The Hamilton Center at the University of Florida is expanding its reach across the state after top higher education officials meeting in Tampa approved a new civic literacy course, “Civil Discourse, and the American Political Order,” that can be taught statewide.
“We want to make the University of Florida the top university in the nation for research and teaching on Western civilization,” William Inboden, the center’s director, said Wednesday during his presentation to the Board of Governors in Tampa.
The statewide course numbering system previously accepted the new course code, and the Florida Department of Education reviewed its sufficiency in teaching civic literacy. The course will launch at UF in spring 2025. Any of the other 11 public state universities can adopt the course, too.
The center at UF is focusing on fields of study and research Inboden said are “being neglected by most other top universities.”
Inboden lauded the center’s ability to hire senior faculty from institutions that include Harvard, Princeton, Vanderbilt and Oxford Universities with a “broad sense of values of classical liberal tradition.”
The Hamilton Center has 35 new faculty members and is looking to hire 20 more among more than 1,600 applications, according to Inboden. Each faculty applicant is required to showcase excellence in research, devotion to teaching and an alignment with the Hamilton Center’s academic mission, he added.
Two of the center’s proposed five majors – philosophy, politics, economics and law alongside great books and ideas – are approved for classes to begin as early as next spring.

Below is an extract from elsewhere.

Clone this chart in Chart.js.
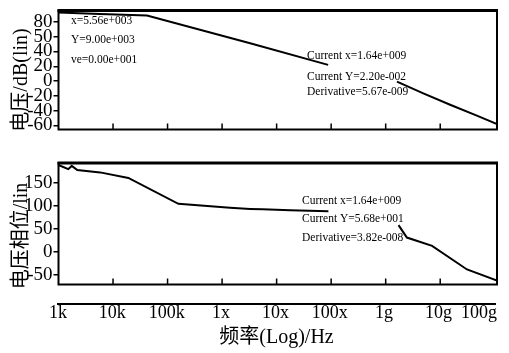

The other three proposed majors – history, statecraft and strategy; American foundations, institutions and law; and science, technology and society – are in the design and approval process. Each major will require a one-year course in Western civilization.
Florida is leading the rest of the way for the country with civic literacy requirements, Inboden said. According to Inboden’s initial findings, 3,455 UF freshmen need to fulfill the civic literacy requirement, and the Hamilton Center’s new course provides a fourth pathway to do so.
“We are often at odds with each other separated into different tribes – often afraid to say what we think and too often intolerant of other peoples’ views if they differ from our own,” Inboden said.
Inboden floated a long-term plan for providing a PhD program under the Hamilton Center, and Board of Governor Vice Chair Alan Levine toyed with the idea of Inboden working with the state’s K-12 education leadership to create a standardized civic education and literacy plan in Florida.
Before Indoden spoke, the Board of Governors also heralded the state’s controversial and recently adopted post-tenure review in state universities as a success. Under the 2023 state statute, universities are required to review all of its tenured faculty every five years, or 20% each year.
In spring 2024, 91% of all faculty reviewed exceeded or met expectations, the board reported. The remaining 9% were either told to work on a performance improvement plan or their contract or employment was terminated.
“It is a mechanism to award great performance,” board member Timothy Cerio said.
The same statute requires the State University System to complete an audit of all universities every three years. The most recent audit was completed in spring 2023.
The board’s audit and compliance committee said the Florida auditor general has expanded its UF audit to encompass the president’s office. Recent headlines about former UF president Ben Sasse’s excessive spending during 17-months in office led to the decision, committee staff member Julie Leftheris said during the presentation.